AThe QR decomposition preserves eigenvalues because Q is unitary
BEach A_{k+1} = R_k Q_k is similar to A_k via A_{k+1} = Q_k^T A_k Q_k, and similar matrices have identical eigenvalues
CThe iterates are all equal to A₀ scaled by different constants
DEigenvalues are preserved because R_k is upper triangular
Since A_k = Q_k R_k, we have R_k = Q_k^T A_k (because Q_k is orthogonal). Therefore A_{k+1} = R_k Q_k = Q_k^T A_k Q_k — a similarity transformation. Similar matrices represent the same linear transformation in different bases and always have identical eigenvalues. Every QR iteration is a similarity transformation, so eigenvalues are invariants of the entire sequence.
Question 2 Multiple Choice
After many iterations of the QR algorithm, what form does the sequence converge toward, and what does it reveal?
AA diagonal matrix with eigenvectors on the diagonal
BA lower triangular form with eigenvalues on the sub-diagonal
CAn upper triangular (Schur) form with eigenvalues on the main diagonal
DThe zero matrix, because repeated factorization reduces all entries
The QR algorithm converges to an upper triangular Schur form (or block upper triangular for matrices with complex eigenvalue pairs). In this form, the eigenvalues appear on the main diagonal. The convergence is driven by the same mechanism as the power method — subspaces corresponding to dominant eigenvalues are progressively revealed — but applied simultaneously to all eigenvalues at once.
Question 3 True / False
The QR algorithm can find primarily the largest eigenvalue of a matrix, similar to the power method.
TTrue
FFalse
Answer: False
False. This is exactly the limitation the QR algorithm was designed to overcome. The power method finds only the dominant eigenvalue (largest in magnitude). The QR algorithm generalizes this: each iteration implicitly runs a power-method-like process on all invariant subspaces simultaneously, keeping them orthogonal to each other via QR factorization. The result is convergence to all eigenvalues at once — it is the algorithm behind the 'eig' function in every numerical computing environment.
Question 4 True / False
Each iterate A_k in the QR algorithm is similar to the original matrix A, meaning all iterates share the same eigenvalues.
TTrue
FFalse
Answer: True
True. A_{k+1} = Q_k^T A_k Q_k is a similarity transformation of A_k, so A_{k+1} is similar to A_k. By transitivity, every A_k is similar to A₀ = A. Since similar matrices have identical eigenvalues, all iterates share the same eigenvalues as A. This is the key structural guarantee of the algorithm: eigenvalues are invariants of the sequence, even as the off-diagonal entries diminish toward zero.
Question 5 Short Answer
What property makes the step A_{k+1} = R_k Q_k the right choice in the QR algorithm, and why does this guarantee the eigenvalues are preserved?

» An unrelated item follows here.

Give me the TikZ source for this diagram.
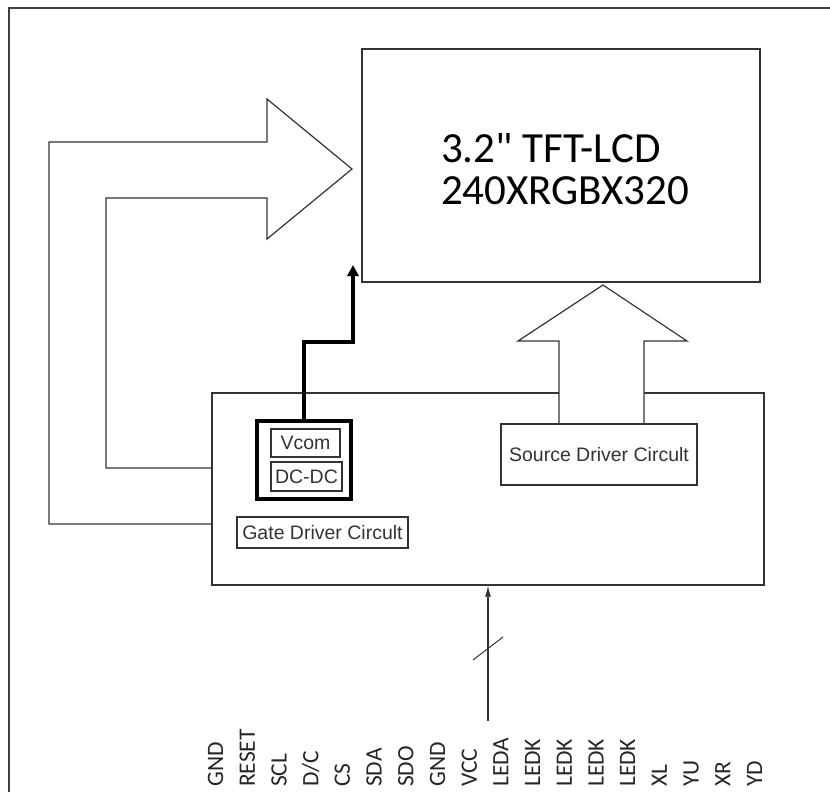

Think about your answer, then reveal below.
Model answer: Swapping factors to R_k Q_k ensures A_{k+1} is similar to A_k: since A_k = Q_k R_k and Q_k is orthogonal, R_k = Q_k^T A_k, so A_{k+1} = R_k Q_k = Q_k^T A_k Q_k — a similarity transformation. Similar matrices have identical eigenvalues, so every iterate preserves the eigenvalues of the original matrix A while the off-diagonal entries converge toward zero.
The insight is that similarity transformations preserve eigenvalues while changing the representation basis. By repeatedly applying QR-based similarity transformations, we drive the matrix toward a basis in which eigenvalues are revealed on the diagonal — without ever changing what those eigenvalues are.